Je ne suis pas contre un certain nombre de délocalisations, j’en fais moi-même, parce qu’il faut aller chercher les marchés. Nous installons une ligne d’assemblage d’Airbus en Chine, un centre de recherches à Bangalore parce que nous ne trouvons pas en Europe pas les ingénieurs dont nous avons besoin. Alors que l’industrie aéronautique a besoin de 12000 ingénieurs par an, on nous en propose 9000. À Supaéro, certaines années, le nombre d’ingénieurs venant vers l’aéronautique se compte sur les doigts de la main, les autres vont dans la banque. Dans cette école supérieure d’aéronautique, l’option prioritaire est l’option Finances. Peut-être nous-mêmes, grandes entreprises, avons-nous notre part de responsabilité, mais le fait qu’on détourne les gens de l’industrie pour les inciter à faire des produits financiers structurés pose un grave problème !

Toutes les politiques doivent être jugées à l’aune de leur impact sur la compétitivité industrielle.
La politique fiscale et sociale doit être examinée. Nous devrons nous poser la question de savoir si les prestations sociales continueront à être financées par les cotisations des salariés et des entrepreneurs. Selon moi, ce n’est plus possible, il faudra les fiscaliser. C’est pourquoi je ne suis pas contre la TVA sociale dès lors qu’on est capable d’établir un système fiscal globalement plus équitable, plus juste.

Il faut envisager d’allonger la durée du travail sur la vie active, non pas pour entrer en compétition avec les Chinois ou les Indiens mais pour nous rapprocher du standard européen. On ne peut pas comparer le travail en Allemagne au servage dans la Russie du XIXe siècle ! Les Allemands commencent à travailler plus tôt et ils finissent plus tard. Ils ne travaillent pas beaucoup plus dans l’année mais un plus grand nombre d’années. Ceci implique le développement de l’apprentissage, de l’alternance, de l’emploi des seniors. Cela aura peut-être quelque impact sur la réforme des retraites et sur la durée annuelle du travail.

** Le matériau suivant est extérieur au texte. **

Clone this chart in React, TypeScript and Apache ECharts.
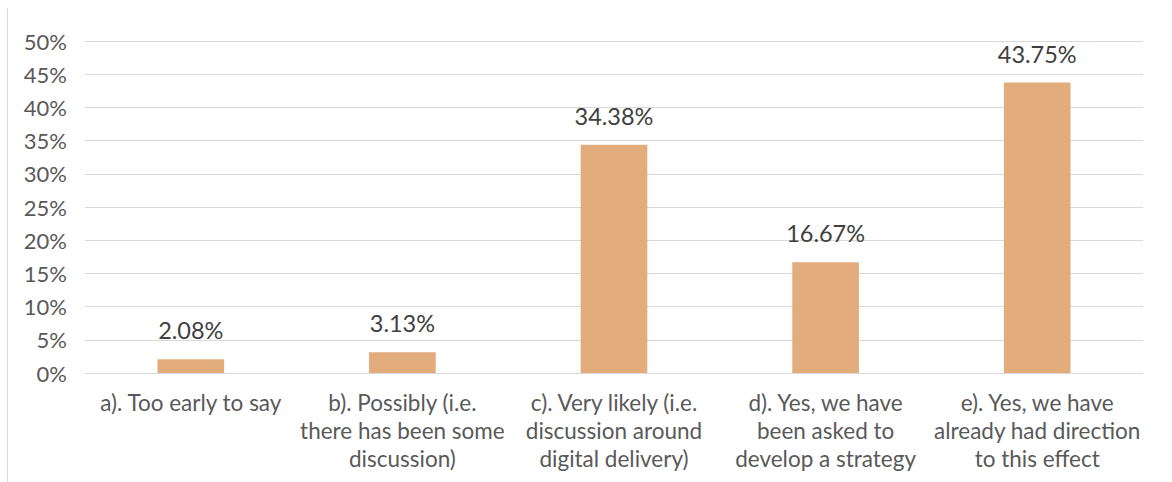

J’ai été assez heureux qu’aux états généraux de l’industrie on ait parlé de politique des filières. Celle-ci implique un effort concerté des maîtres d’œuvre, de la sous-traitance, un effort concerté éducation-recherche-industrie et bien sûr formation-éducation-recherche.
La culture de l’innovation doit être remise au goût du jour, ce qui ne sera possible que si l’idée de progrès technique et scientifique est revalorisée.

Aujourd’hui, le mot « industrie » évoque « pollution », « conditions de travail inacceptables » et des interrogations sur notre capacité de faire de l’industrie face aux pays émergents. Nous devons répondre à ces trois préoccupations mais il faut aussi convaincre que sans industrie il n’y aura pas d’économie verte, que les conditions de travail dans l’industrie ne sont pas celles du 19e siècle et que sans progrès technique et scientifique il n’y a pas de progrès tout court, y compris sur l’économie verte.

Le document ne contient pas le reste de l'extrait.